49ers tight end Vernon Davis became the second player to agree to the deal, getting $4 million now while giving up 10 percent of his future earnings. Fantex announced Monday that the reservation period for the Vernon Davis IPO closes on Friday, April 25. Then, if enough reservations are made, Fantex will open on Monday, April 28, a trading platform where folks can buy and sell shares in Vernon Davis.
Whether the movie of choice is Trading Places or The Wolf of Wall Street, the message is the same. Investors potentially lose plenty of money via the buying and the selling. But Fantex makes its money either way, by creating the arena in which the shares are bought and sold and charging a fee or commission for the buying and the selling.
The difference here is that Vernon Davis, Inc. has a specific but currently unknown date on which he will go out of business, for all intents and purposes. And those investors (suckers) left holding the bag when Vernon Davis decides to quit playing pro football will see the value of Vernon Davis shares plummet immediately.
There’s a chance that Davis will find a way to make money in broadcasting or other football-related endeavors after his NFL career ends. But the money he receives (and in turn partially surrenders to Fantex) will be small in comparison to his football salary.
Will some investors make money? Sure, if they buy low and sell high. Will Fantex make money? Absolutely, on every transaction.
For Davis, it will look like a great deal when the $4 million check is cut. It possibly won’t look so good 10, 20, 30, and 40 years from now, as he’s dealing with the constant stress and administrative burden of surrendering 10 percent of every autograph signing or any other marginal football-related revenue stream he still has.
Then there’s the potential for litigation.

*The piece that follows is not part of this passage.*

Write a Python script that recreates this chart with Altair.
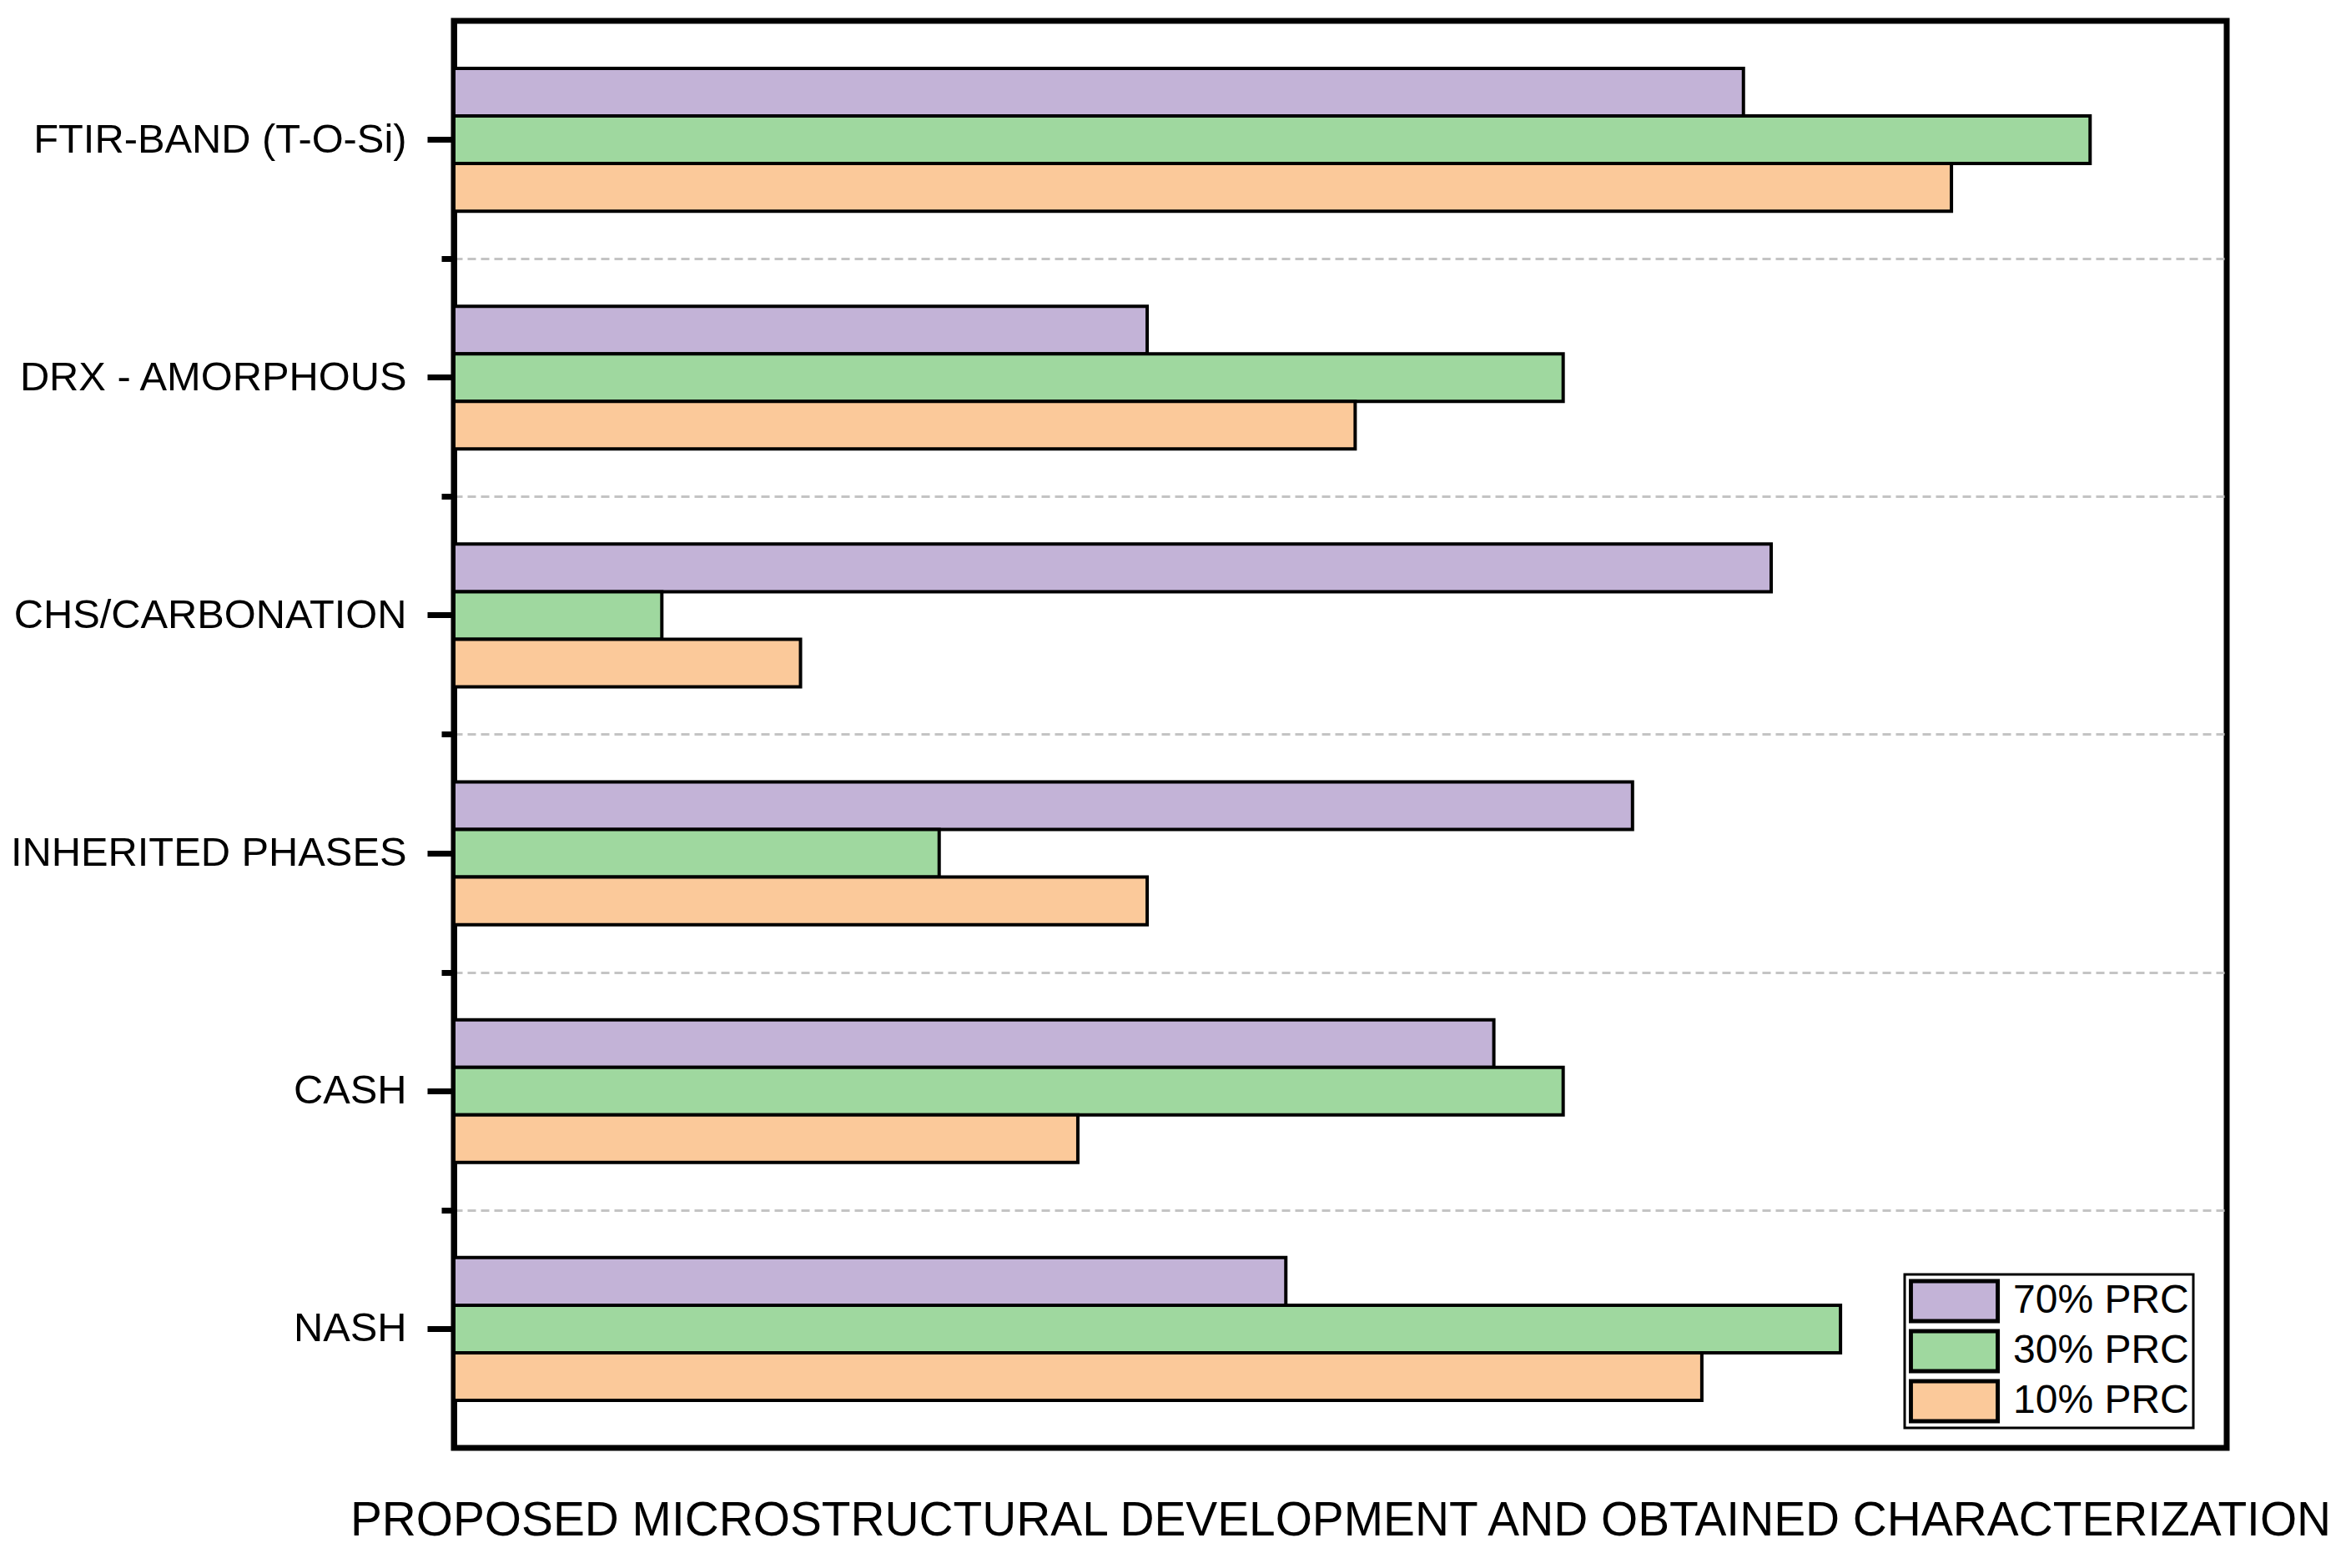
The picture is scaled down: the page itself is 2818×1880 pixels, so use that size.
import altair as alt
import pandas as pd

categories = ["FTIR-BAND (T-O-Si)", "DRX - AMORPHOUS", "CHS/CARBONATION",
              "INHERITED PHASES", "CASH", "NASH"]
series = ["70% PRC", "30% PRC", "10% PRC"]
prc70 = [18.6, 10, 19, 17, 15, 12]
prc30 = [23.6, 16, 3, 7, 16, 20]
prc10 = [21.6, 13, 5, 10, 9, 18]
colors = ["#C3B3D7", "#9FD89F", "#FBC99A"]
x_title = "PROPOSED MICROSTRUCTURAL DEVELOPMENT AND OBTAINED CHARACTERIZATION"

rows = []
for name, vals in zip(series, [prc70, prc30, prc10]):
    for c, v in zip(categories, vals):
        rows.append({"category": c, "series": name, "value": v})
df = pd.DataFrame(rows)

FONT = "Liberation Sans"
W, H = 2125, 1711

grid_layer = alt.Chart(df).mark_point(opacity=0).encode(
    y=alt.Y("category:N", sort=categories,
            scale=alt.Scale(domain=categories, paddingInner=0, paddingOuter=0),
            axis=alt.Axis(title=None, orient="left", labels=False,
                          values=categories[1:], tickOffset=-H / 12,
                          tickSize=15, tickWidth=7, tickColor="black", domain=False,
                          grid=True, gridColor="#C4C4C4", gridDash=[10, 6], gridWidth=3)),
)

bars = alt.Chart(df).mark_bar(stroke="black", strokeWidth=4).encode(
    x=alt.X("value:Q", scale=alt.Scale(domain=[0, 25.57], nice=False, zero=True),
            axis=alt.Axis(title=x_title, labels=False, ticks=False, domain=False, grid=False,
                          titleFontSize=56.8, titleFont=FONT, titleFontWeight="normal",
                          titleColor="black", titlePadding=59)),
    y=alt.Y("category:N", sort=categories,
            scale=alt.Scale(domain=categories, paddingInner=0.4, paddingOuter=0.2),
            axis=alt.Axis(title=None, orient="left", labelFontSize=48.8, labelFont=FONT,
                          labelColor="black", labelPadding=25, labelLimit=1000,
                          tickSize=32, tickWidth=7, tickColor="black",
                          domain=True, domainWidth=7, domainColor="black", grid=False)),
    yOffset=alt.YOffset("series:N", sort=series,
                        scale=alt.Scale(domain=series, paddingInner=0, paddingOuter=0)),
    color=alt.Color("series:N", sort=series,
                    scale=alt.Scale(domain=series, range=colors),
                    legend=alt.Legend(title=None, orient="none", legendX=1739, legendY=1503,
                                      symbolType="M-2.17,-1H2.17V1H-2.17Z", symbolSize=2304,
                                      symbolStrokeColor="black", symbolStrokeWidth=5,
                                      symbolOpacity=1, symbolOffset=28,
                                      labelFontSize=48, labelFont=FONT, labelColor="black",
                                      labelOffset=44, labelLimit=1000, rowPadding=6,
                                      clipHeight=54,
                                      padding=5, strokeColor="black", fillColor="white")),
)

chart = alt.layer(grid_layer, bars).resolve_scale(y="independent").resolve_axis(
    y="independent").properties(
    width=W, height=H,
    padding={"left": 4, "top": 17, "right": 5, "bottom": 5},
).configure_view(stroke="black", strokeWidth=7).configure_legend(strokeWidth=3)

chart.save("out.html", embed_options={"renderer": "svg", "actions": False})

If/when Fantex goes belly up and a lawyer representing a class action of Vernon Davis investors starts looking for assets to pursue, Davis will be at considerable financial risk.
As a result, we’ve yet to hear from anyone in the industry who thinks this is a good idea for the player or the investor. It’s definitely a good idea for Fantex, as long as it can find players who’ll take the money now without thinking through the potential long-term consequences — and as long as it can find investors willing to play Russian Roulette with their hard-earned American dollars.